Formats of a House Bill of Lading
Perhaps the format in which the shipment particulars are displayed on is inconsequential, so long as the details are all displayed. But having said that, there seems to be a universal format of how a Bill of Lading displays information.
The reason for that is purely for the users to be able to read the documents relatively faster. Instead of searching high and low across the document for a small fine print of detail, the users can point out the details straight away by knowing roughly where the details are placed in the document.
Issuing a House Bill of Lading should then stay true to the formats of a Master Bill of Lading, not because it is mandated by rules and regulation, but for document uniformity.
House Bill of Lading Scams?

With a House Bill of Lading, you are forming a contract with a freight forwarder, the integrity of that freight forwarder therefore is of the utmost importance.
Buried by the administration of documents, anyone can put on a façade as a Freight Forwarder and issue a House Bill of Lading, only to scam the exporter of its cargo at the Port of Destination.
This way of a scam is brutally easy to execute, here is how one can perform such a scam.
- You engage freight forwarder A for a Door to Door, Freight Prepaid ex Los Angeles to Port of Mozambique.
- Freight Forwarder A performs “dutifully” in the booking a space with shipping liners and drafting a House Bill of Lading.

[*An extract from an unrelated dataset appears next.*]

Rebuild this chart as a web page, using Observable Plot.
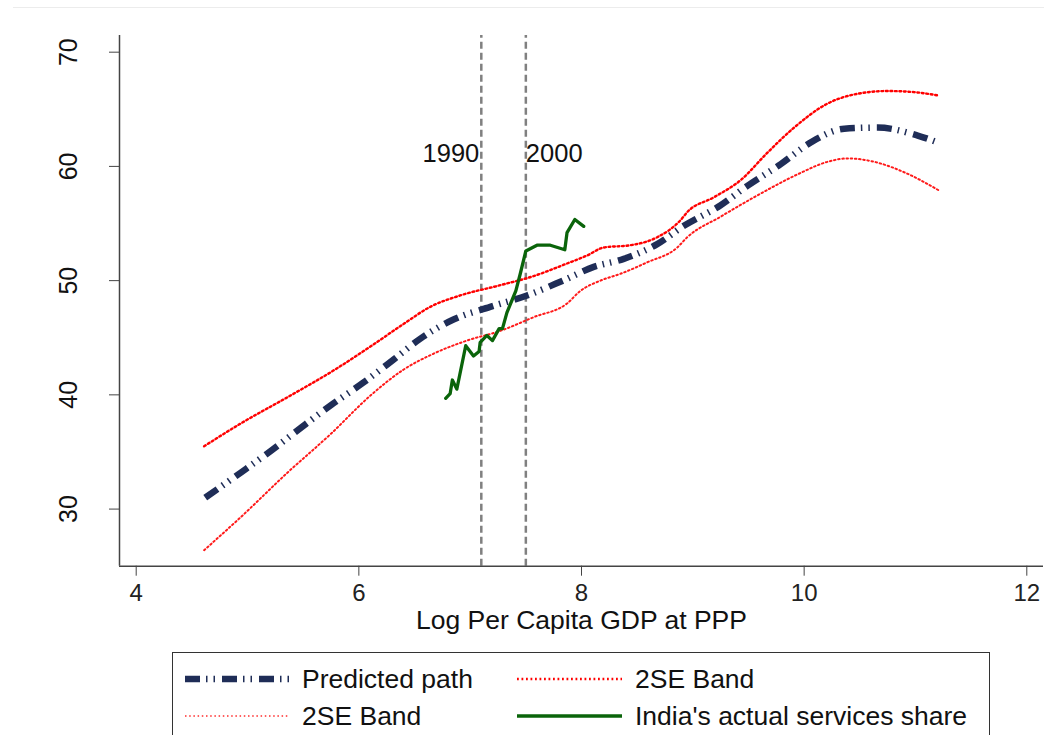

- Freight Forwarder A colludes with Freight Forwarder B in Port Mozambique to arrange for an Express release Seaway Bill (A form of Master Bill of Lading) with a shipping agent X.
*Therefore, the contract of carriage is between shipping agent and Freight Forwarder A instead of you.
- Freight Forwarder A issues to you an “Original House Bill of lading” once it receives your goods for delivery.
- You then hold the “Original House Bill of Lading” (as a document of title), waiting for your client at the Mozambique to wire transfer the money to you in return for the goods.
- The Shipment has successfully arrived at Port of Mozambique.
- Freight Forwarder B Surrenders the Express Seaway Bill and receives your cargo as your “agent”
- Days past, your client grows impatient and asks for the cargo.
- You call Freight Forwarder A, and to your astonishment, there is no way to contact Freight Forwarder A, it is as if they did not even exist.
- You request your client to call the Shipping Agent to check on your cargo based on the container number. The shipping agent tells you that they have released the cargo to Freight Forwarder B, which is also uncontactable.
- Your cargo is hijacked!
Sounds scary, but it happens really often. You are holding a House bill of lading, but you are contracting with a con.
Now there are steps where port authorities and shipping agents implements to prevent such calamity from happening, such as: –
- Requiring license for Ocean Freight Forwarders (OFF) to issue House Bill of Lading (FMC)
- Customs procedures where house bill of lading issuer must also submit EDI manifest
- Shipping agents requesting Letter of Authority or Letter of Indemnity prior to release of your cargo
But these measures are not nearly enough to deter such scams from happening, it is happening on a daily basis.
When to Issue House Bill of Lading?
With a House Bill of Lading issue, comes great responsibility.
As freight forwarders and NVOCCs, we have to be mindful of the risk to reward ratio of transporting goods internationally.
The average value of transportation costs consists of 2% to 4% of the total value of the goods transported, which also means that for a 2% to 4% revenue for the logistics service providers, we are exposing ourselves to 96% to 98% claim of the invoice amount.
Even though the contract of carriage has a monetary limit on liability claims on cargo loss or damages that is attributed to the freight forwarder, NVOCCs or it’s vendors, the issuers of the House Bill of Lading stake their business rapport on the line when issuing a HBL too.
Therefore, before issuing a house bill of lading, it is important to have the proper insurance to cover contingencies such as cargo loss and cargo damage, and third-party claims. It is advisable that both the service provider and the cargo owner has to have an adequate insurance claim.
Additional Reading: Benefits of Marine Cargo Insurance
When to Accept House Bill of Lading?
The contract of carriage is only as strong as the issuer of the contractor.
As the cargo owner, we need to ascertain that a House Bill of Lading is sufficient in place of a Master Bill of Lading. After all, one underlying fact rings true is that a Shipping Carrier is less likely to default on its obligation if compared to a freight forwarder or NVOCC.
Judging whether a House Bill of Lading therefore is boiled down to two factors: –
- The trustworthiness of the issuer
- Trade finance requirements
An Issuer of the House Bill of Lading has to be a dependable entity, they have to be financially stable and is relatively unlikely to default on payments to its vendor consigned to ship your cargo.
In addition, the issuer of the HBL’s trustworthiness has to extend to the vendors and its global network of logistics provider. We all know the saying; we are only as strong as our weakest link.
Its all up to the exporter/importer’s business acumen or experience in choosing the right service provider, it is a long-term relationship. So, choose wisely.
Another factor to consider is the trade financing requirements. No doubt that the practice of accepting a house bill of lading is normal, but when other parties are also stakeholders to the shipment, i.e. bank financing via a letter of credit, we have to adhere to the letter of credit’s strict requirements. Some may not accept a HBL as a document of title.